Terpenuhinya berbagai rukun dan syarat nikah merupakan sesuatu hal yang tidak sembarangan dalam agama islam, pernikahan pada dasarnya bukan sesuatu tentang tidak tercatat atau tidak tercatat sahaja, tapi dalam agama islam pernikahan merupakan sebuah ibadah, ada dosa ada pahala disana, ada halal ada haram disana.
sehingga terpenuhi rukun dan syarat nikah merupakan hal utama yang wajib terpenuhi yang dengan itu ibadah pernikahan bisa didirikan dan dilaksanakan serta bisa dipertanggung jawabkan dunia akhirat, sah tidaknya sebuah pernikahan dapat di lihat dari terpenuhinya rukun dan syarat nikah tesebut yang mana Negara sebagai ulil amri memberikan tugas dan tanggung jawab tersebut itu kepada KUA.
Untuk lebih jelasnya saya akan memberikan sedikit gambaran mengenai rukun dan syarat nikah secara syariah disertai syarat administrasi :
Rukun nikah
Ada calon pengantin laki-laki,
Ada calon pengantin perempuan
Ada wali
Ijab kabul
Ada dua orang saksi laki-laki
Bagi calon pengantin laki-laki, dia tidak terhalang untuk menikah baik secara syar'I dan administrasi agama, salah satu contoh tidak terhalang secara syar'i disini adalah pernikahan ini bukan lah pernikahan untuk mempunyai istri ke 5, dia hanya boleh mempunyai istri 4 orang. Secara administrasi juga harus ada izin pengadilan bagi yang ingin berpoligami, contoh lain seperti harus terpenuhinya umur minimal bagi laki-laki adalah 19 tahun kecuali ada dispensasi dari pengadilan seperti amanat undang-undang.

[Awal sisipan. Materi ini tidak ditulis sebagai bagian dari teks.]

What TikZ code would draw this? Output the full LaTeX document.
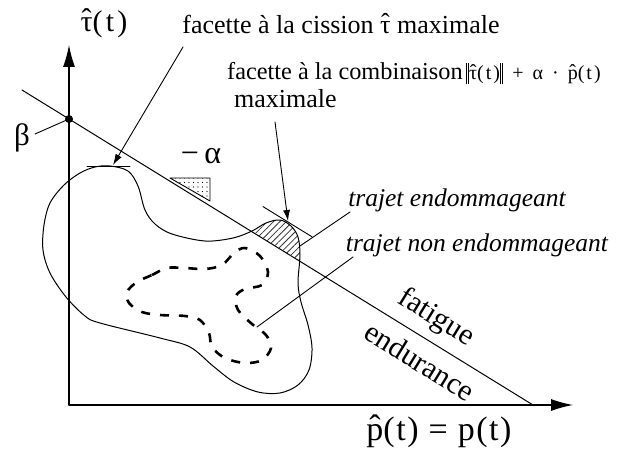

Bagi calon pengantin perempuan juga mempunyai syarat dia tidak mempunyai halangan untuk menikahbagi secara syar'i maupun administrasi, sebagai contoh dia tidak sedang dalam pernikahan dengan lelaki lain, dibuktikan secara hitam putih dan juga pengakuannya sendiri, jika dahulu dia pernah menikah dan belum pernah terjadi perceraian meski telah berpisah lama maka dia tidak boleh/haram menikah dengan lelaki lain. Misal yang lain sepeti dia tidak sedang masa iddah, seorang wanita yang sedang massa iddah haram hukumnya menikah.

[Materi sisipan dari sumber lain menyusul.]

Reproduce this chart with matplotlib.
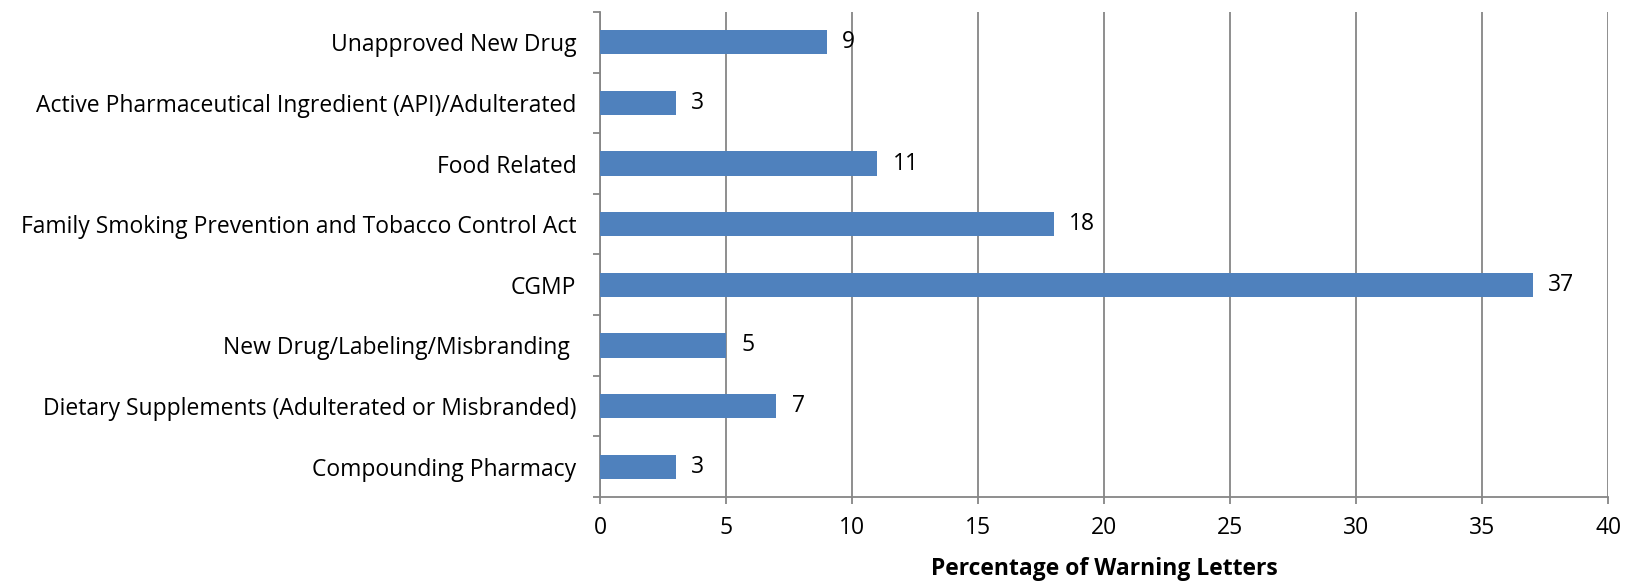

Berikutnya adalah wali nikah yang merupakan jantung dalam pernikahan, tepat tidaknya seseorang untuk menjadi wali nikah akan sangat menentukan sah tidaknya pernikahan, kehati-hatian dalam menentukan wali nikah merupakan hal mutlak bagi petugas KUA atau penghulu. Kesalahan wali akan berakibat tidak sahnya pernikahan. Tidak sahnya pernikahan berakibat tidak halalnya hubungan suami istri dan lainnya seperti waris dan status anak.
Penentuan seseroang itu berhak atau tidak menjadi Wali nikah sering kali menjadi permasalahan yang banyak orang awam tidak pahami dengan baik, ada kriteria tertentu secara syariah islam mengenai hal ini, misalnya seorang ayah kandung tidak bisa menjadi wali nikah anak perempuannya jika dia menikahi istrinya/ibu dari anak perempuan ketika hamil lebih dari 3 bulan, seorang ayah angkat tidak boleh menjadi wali nikah dan sebagainya, Â Begitu pula permasalahan Wali hakim, tidak sesederhana dan mudah seperti dugaan banyak orang, Â proses berwali hakim harus dalam pertimbangan dan ijtihad kepala KUA sebagai Wali hakim karena ada kriteria tertentu secara syariah. Wali Nikah merupakan salah satu hal yang membedakan pernikahan agama islam dan agama lainnya yang sering kali kurang terpahami dengan baik.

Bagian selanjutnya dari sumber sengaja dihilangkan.